[Source data]
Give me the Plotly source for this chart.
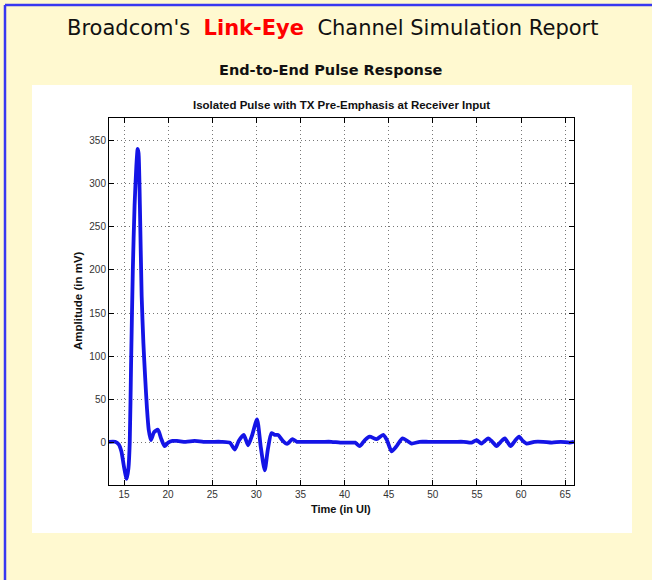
import plotly.graph_objects as go

# Pulse response samples (time in UI, amplitude in mV)
time_ui = [13.3, 14.0, 14.4, 14.7, 15.0, 15.3, 15.5, 15.65, 15.8, 16.0, 16.2, 16.4, 16.55, 16.65,
           16.8, 17.0, 17.2, 17.4, 17.6, 17.8, 18.05, 18.4, 18.85, 19.2, 19.6, 20.0, 20.5, 21, 22,
           23, 24, 25, 26, 27, 27.55, 28.0, 28.57, 29.06, 29.5, 30.08, 30.5, 30.95, 31.3, 31.71,
           32.1, 32.46, 33.0, 33.48, 34.09, 34.6, 35.5, 36.5, 37.5, 38.5, 39.5, 40.5, 41.2, 41.72,
           42.3, 42.85, 43.62, 44.37, 44.8, 45.32, 45.9, 46.57, 47.59, 48.5, 49.5, 50.5, 51.5,
           52.5, 53.5, 54.4, 54.95, 55.52, 56.27, 56.75, 57.22, 57.7, 58.16, 58.81, 59.3, 59.78,
           60.2, 60.62, 61.5, 62.5, 63.5, 64.5, 65.5, 66.0]
amplitude_mv = [1, 1, -2, -10, -28, -42, -30, 0, 90, 200, 275, 320, 340, 335,
                275, 170, 115, 75, 40, 15, 3, 12, 15, 5, -4, 0, 2, 2, 1,
                2, 1, 1, 1, 0, -8, 2, 9, -3, 8, 27, -5, -32, -8, 11,
                9, 9, 2, -1.5, 4, 1, 1, 1, 1, 1, 0, 0, 0, -4,
                3, 7, 4, 9, 3, -10, -4, 5, -1, 1, 1, 1, 1,
                1, 1, 0, 3, -1, 5, 1, -4, 1, 5, -4, 2, 7,
                2, -1, 1, 1, 0, 1, 0, 1]

x_ticks = [15, 20, 25, 30, 35, 40, 45, 50, 55, 60, 65]
y_ticks = [0, 50, 100, 150, 200, 250, 300, 350]

W, H = 652, 580
L, R, T, B = 109, 78, 118, 95
PW, PH = W - L - R, H - T - B


def px(x):
    return (x - L) / PW


def py(y):
    return (H - B - y) / PH


fig = go.Figure()
fig.add_trace(go.Scatter(
    x=time_ui, y=amplitude_mv, mode="lines",
    line=dict(color="#1414E6", width=3.8, shape="spline", smoothing=0.6),
    hoverinfo="skip", showlegend=False))

axis_common = dict(
    showline=True, linecolor="black", linewidth=1, mirror="ticks",
    ticks="inside", ticklen=5, tickcolor="black",
    showgrid=True, gridcolor="#777777", gridwidth=1, griddash="1px,3px",
    zeroline=False,
    tickfont=dict(family="Liberation Sans, Arial", size=10, color="#333333"),
)

fig.update_xaxes(range=[13.3, 66.0], tickvals=x_ticks, **axis_common)
fig.update_yaxes(range=[-49, 375.8], tickvals=y_ticks, **axis_common)

shapes = [
    # white panel
    dict(type="rect", xref="paper", yref="paper", x0=px(32), x1=px(632), y0=py(533), y1=py(85),
         fillcolor="white", line=dict(width=0), layer="below"),
    # blue border lines (top and left)
    dict(type="line", xref="paper", yref="paper", x0=px(5), x1=px(660), y0=py(5), y1=py(5),
         line=dict(color="#3838F0", width=2.5)),
    dict(type="line", xref="paper", yref="paper", x0=px(5), x1=px(5), y0=py(5), y1=py(590),
         line=dict(color="#3838F0", width=2.5)),
]

annotations = [
    dict(text="Broadcom's  <span style='color:#FF0000'><b>Link-Eye</b></span>  Channel Simulation Report",
         xref="paper", yref="paper", x=px(332), y=py(28), xanchor="center", yanchor="middle",
         showarrow=False, font=dict(family="DejaVu Sans", size=21, color="#111111")),
    dict(text="<b>End-to-End Pulse Response</b>",
         xref="paper", yref="paper", x=px(331), y=py(70), xanchor="center", yanchor="middle",
         showarrow=False, font=dict(family="DejaVu Sans", size=14.5, color="#111111")),
    dict(text="<b>Isolated Pulse with TX Pre-Emphasis at Receiver Input</b>",
         xref="paper", yref="paper", x=px(341), y=py(105), xanchor="center", yanchor="middle",
         showarrow=False, font=dict(family="Liberation Sans, Arial", size=11.5, color="#111111")),
    dict(text="<b>Time (in UI)</b>",
         xref="paper", yref="paper", x=px(341), y=py(509), xanchor="center", yanchor="middle",
         showarrow=False, font=dict(family="Liberation Sans, Arial", size=11, color="#111111")),
    dict(text="<b>Amplitude (in mV)</b>", textangle=-90,
         xref="paper", yref="paper", x=px(78), y=py(301), xanchor="center", yanchor="middle",
         showarrow=False, font=dict(family="Liberation Sans, Arial", size=11.5, color="#111111")),
]

fig.update_layout(
    width=W, height=H,
    margin=dict(l=L, r=R, t=T, b=B, pad=0),
    paper_bgcolor="#FFF9D0", plot_bgcolor="white",
    shapes=shapes, annotations=annotations,
)

fig.write_html("out.html", config={"displayModeBar": False},
               post_script="document.body.style.margin='0';document.body.style.overflow='hidden';")
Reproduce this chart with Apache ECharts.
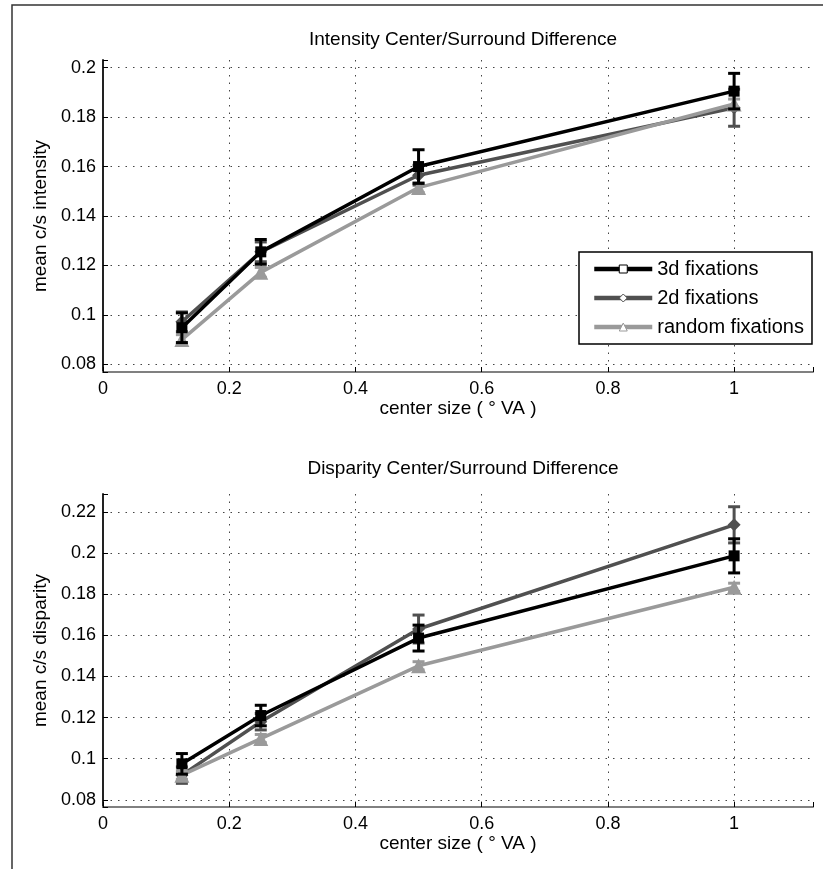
<!DOCTYPE html>
<html>
<head>
<meta charset="utf-8">
<script src="https://cdn.jsdelivr.net/npm/echarts@6/dist/echarts.min.js"></script>
<style>
  html, body { margin: 0; padding: 0; background: #fff; }
  #chart { width: 823px; height: 869px; }
</style>
</head>
<body>
<div id="chart"></div>
<script>
  // center sizes (deg visual angle)
  let centerSizes = [0.125, 0.25, 0.5, 1];
  let seriesNames = ['3d fixations', '2d fixations', 'random fixations'];

  // Intensity center/surround difference
  let int3d = [0.0948, 0.1255, 0.1600, 0.1905];
  let int3dErr = [0.006, 0.005, 0.0068, 0.0072];
  let int2d = [0.0972, 0.1255, 0.1565, 0.1838];
  let int2dErr = [0.004, 0.004, 0.004, 0.0075];
  let intRnd = [0.0900, 0.1172, 0.1515, 0.1853];
  let intRndErr = [0.002, 0.002, 0.002, 0.002];

  // Disparity center/surround difference
  let disp3d = [0.0975, 0.1210, 0.1587, 0.1987];
  let disp3dErr = [0.005, 0.005, 0.0063, 0.0083];
  let disp2d = [0.0920, 0.1180, 0.1631, 0.2138];
  let disp2dErr = [0.004, 0.004, 0.0068, 0.0088];
  let dispRnd = [0.0920, 0.1098, 0.1452, 0.1834];
  let dispRndErr = [0.002, 0.002, 0.002, 0.002];

  // tick labels
  let xTicks = [0, 0.2, 0.4, 0.6, 0.8, 1];
  let yTicksInt = [0.08, 0.1, 0.12, 0.14, 0.16, 0.18, 0.2];
  let yTicksDisp = [0.08, 0.1, 0.12, 0.14, 0.16, 0.18, 0.2, 0.22];

  let colors = ['#000000', '#505050', '#9a9a9a'];
  let symbols = ['rect', 'diamond', 'triangle'];
  let symbolSizes = [11, 13, 15];
  let zOrder = [8, 6, 7];
  let font = 'Liberation Sans, Arial, Helvetica, sans-serif';

  let myChart = echarts.init(document.getElementById('chart'));

  function tickFormatter(ticks) {
    return function (v) {
      let hit = ticks.find(t => Math.abs(t - v) < 1e-6);
      return hit === undefined ? '' : String(+hit.toFixed(3));
    };
  }

  function xAxisOf(gridIndex) {
    return {
      type: 'value', gridIndex: gridIndex,
      min: 0, max: 1.125, minInterval: 0.2, maxInterval: 0.2,
      name: 'center size ( \u00b0 VA )', nameLocation: 'middle', nameGap: 23,
      nameTextStyle: { fontFamily: font, fontSize: 19, color: '#000' },
      axisLine: { show: true, onZero: false, lineStyle: { color: '#808080', width: 2 } },
      axisTick: { show: true, inside: true, length: 5, lineStyle: { color: '#000' } },
      axisLabel: { fontFamily: font, fontSize: 18, color: '#000', margin: 8, formatter: tickFormatter(xTicks) },
      splitLine: { show: true, showMinLine: false, showMaxLine: false, lineStyle: { type: [1.5, 6], color: '#444', width: 1 } }
    };
  }

  function yAxisOf(gridIndex, min, max, ticks, label) {
    return {
      type: 'value', gridIndex: gridIndex,
      min: min, max: max, minInterval: 0.02, maxInterval: 0.02,
      name: label, nameLocation: 'middle', nameGap: 53, nameRotate: 90,
      nameTextStyle: { fontFamily: font, fontSize: 19, color: '#000' },
      axisLine: { show: true, onZero: false, lineStyle: { color: '#222', width: 2 } },
      axisTick: { show: true, inside: true, length: 5, lineStyle: { color: '#000' } },
      axisLabel: { fontFamily: font, fontSize: 18, color: '#000', margin: 7, formatter: tickFormatter(ticks) },
      splitLine: { show: true, showMinLine: false, showMaxLine: false, lineStyle: { type: [1.5, 6], color: '#444', width: 1 } }
    };
  }

  function lineSeries(name, idx, gridIndex, values) {
    return {
      name: name, type: 'line',
      xAxisIndex: gridIndex, yAxisIndex: gridIndex,
      data: centerSizes.map((x, i) => [x, values[i]]),
      symbol: symbols[idx], symbolSize: symbolSizes[idx],
      lineStyle: { color: colors[idx], width: 3.5 },
      itemStyle: { color: colors[idx] },
      z: zOrder[idx],
      animation: false
    };
  }

  function errSeries(name, idx, gridIndex, values, errs) {
    return {
      name: name, type: 'custom',
      xAxisIndex: gridIndex, yAxisIndex: gridIndex,
      data: centerSizes.map((x, i) => [x, values[i], errs[i]]),
      z: zOrder[idx],
      animation: false,
      renderItem: function (params, api) {
        let x = api.value(0), y = api.value(1), e = api.value(2);
        let lo = api.coord([x, y - e]);
        let hi = api.coord([x, y + e]);
        let w = 6;
        let style = { stroke: colors[idx], lineWidth: 3 };
        return {
          type: 'group',
          children: [
            { type: 'line', shape: { x1: lo[0], y1: lo[1], x2: hi[0], y2: hi[1] }, style: style },
            { type: 'line', shape: { x1: lo[0] - w, y1: lo[1], x2: lo[0] + w, y2: lo[1] }, style: style },
            { type: 'line', shape: { x1: hi[0] - w, y1: hi[1], x2: hi[0] + w, y2: hi[1] }, style: style }
          ]
        };
      }
    };
  }

  let intData = [int3d, int2d, intRnd];
  let intErr = [int3dErr, int2dErr, intRndErr];
  let dispData = [disp3d, disp2d, dispRnd];
  let dispErr = [disp3dErr, disp2dErr, dispRndErr];

  // line series first so the legend takes its icon from them
  let series = [];
  seriesNames.forEach((n, i) => {
    series.push(lineSeries(n, i, 0, intData[i]));
    series.push(lineSeries(n, i, 1, dispData[i]));
  });
  seriesNames.forEach((n, i) => {
    series.push(errSeries(n, i, 0, intData[i], intErr[i]));
    series.push(errSeries(n, i, 1, dispData[i], dispErr[i]));
  });

  let option = {
    backgroundColor: '#fff',
    animation: false,
    title: [
      { text: 'Intensity Center/Surround Difference', left: 458, top: 25, textAlign: 'center',
        textStyle: { fontFamily: font, fontSize: 19, fontWeight: 'normal', color: '#000' } },
      { text: 'Disparity Center/Surround Difference', left: 458, top: 454, textAlign: 'center',
        textStyle: { fontFamily: font, fontSize: 19, fontWeight: 'normal', color: '#000' } }
    ],
    grid: [
      { left: 103, top: 60, width: 710, height: 312 },
      { left: 103, top: 494, width: 710, height: 313 }
    ],
    xAxis: [xAxisOf(0), xAxisOf(1)],
    yAxis: [
      yAxisOf(0, 0.0769, 0.2031, yTicksInt, 'mean c/s intensity'),
      yAxisOf(1, 0.0765, 0.2288, yTicksDisp, 'mean c/s disparity')
    ],
    legend: {
      orient: 'vertical', left: 579, top: 252,
      backgroundColor: '#fff', borderColor: '#000', borderWidth: 1.5, borderRadius: 0,
      padding: [7, 8, 7, 13],
      itemWidth: 58, itemHeight: 10, itemGap: 9,
      textStyle: { fontFamily: font, fontSize: 20, color: '#000' },
      data: seriesNames.map((n, i) => ({
        name: n,
        itemStyle: { color: '#fff', borderColor: colors[i], borderWidth: 1 },
        lineStyle: { color: colors[i], width: 4.5 }
      }))
    },
    graphic: [
      { type: 'polyline', silent: true,
        shape: { points: [[12, 869], [12, 5], [823, 5]] },
        style: { stroke: '#333', lineWidth: 1.5, fill: null } }
    ],
    series: series
  };

  myChart.setOption(option);
</script>
</body>
</html>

### GIVEN INSTRUCTION
Restate word for word only the lines from where the entries begin through the one with "375.8], tickvals=y_ticks, **axis_common)"; omit the pictures.

### WRITTEN RESPONSE
Give me the Plotly source for this chart.
import plotly.graph_objects as go

# Pulse response samples (time in UI, amplitude in mV)
time_ui = [13.3, 14.0, 14.4, 14.7, 15.0, 15.3, 15.5, 15.65, 15.8, 16.0, 16.2, 16.4, 16.55, 16.65,
           16.8, 17.0, 17.2, 17.4, 17.6, 17.8, 18.05, 18.4, 18.85, 19.2, 19.6, 20.0, 20.5, 21, 22,
           23, 24, 25, 26, 27, 27.55, 28.0, 28.57, 29.06, 29.5, 30.08, 30.5, 30.95, 31.3, 31.71,
           32.1, 32.46, 33.0, 33.48, 34.09, 34.6, 35.5, 36.5, 37.5, 38.5, 39.5, 40.5, 41.2, 41.72,
           42.3, 42.85, 43.62, 44.37, 44.8, 45.32, 45.9, 46.57, 47.59, 48.5, 49.5, 50.5, 51.5,
           52.5, 53.5, 54.4, 54.95, 55.52, 56.27, 56.75, 57.22, 57.7, 58.16, 58.81, 59.3, 59.78,
           60.2, 60.62, 61.5, 62.5, 63.5, 64.5, 65.5, 66.0]
amplitude_mv = [1, 1, -2, -10, -28, -42, -30, 0, 90, 200, 275, 320, 340, 335,
                275, 170, 115, 75, 40, 15, 3, 12, 15, 5, -4, 0, 2, 2, 1,
                2, 1, 1, 1, 0, -8, 2, 9, -3, 8, 27, -5, -32, -8, 11,
                9, 9, 2, -1.5, 4, 1, 1, 1, 1, 1, 0, 0, 0, -4,
                3, 7, 4, 9, 3, -10, -4, 5, -1, 1, 1, 1, 1,
                1, 1, 0, 3, -1, 5, 1, -4, 1, 5, -4, 2, 7,
                2, -1, 1, 1, 0, 1, 0, 1]

x_ticks = [15, 20, 25, 30, 35, 40, 45, 50, 55, 60, 65]
y_ticks = [0, 50, 100, 150, 200, 250, 300, 350]

W, H = 652, 580
L, R, T, B = 109, 78, 118, 95
PW, PH = W - L - R, H - T - B


def px(x):
    return (x - L) / PW


def py(y):
    return (H - B - y) / PH


fig = go.Figure()
fig.add_trace(go.Scatter(
    x=time_ui, y=amplitude_mv, mode="lines",
    line=dict(color="#1414E6", width=3.8, shape="spline", smoothing=0.6),
    hoverinfo="skip", showlegend=False))

axis_common = dict(
    showline=True, linecolor="black", linewidth=1, mirror="ticks",
    ticks="inside", ticklen=5, tickcolor="black",
    showgrid=True, gridcolor="#777777", gridwidth=1, griddash="1px,3px",
    zeroline=False,
    tickfont=dict(family="Liberation Sans, Arial", size=10, color="#333333"),
)

fig.update_xaxes(range=[13.3, 66.0], tickvals=x_ticks, **axis_common)
fig.update_yaxes(range=[-49, 375.8], tickvals=y_ticks, **axis_common)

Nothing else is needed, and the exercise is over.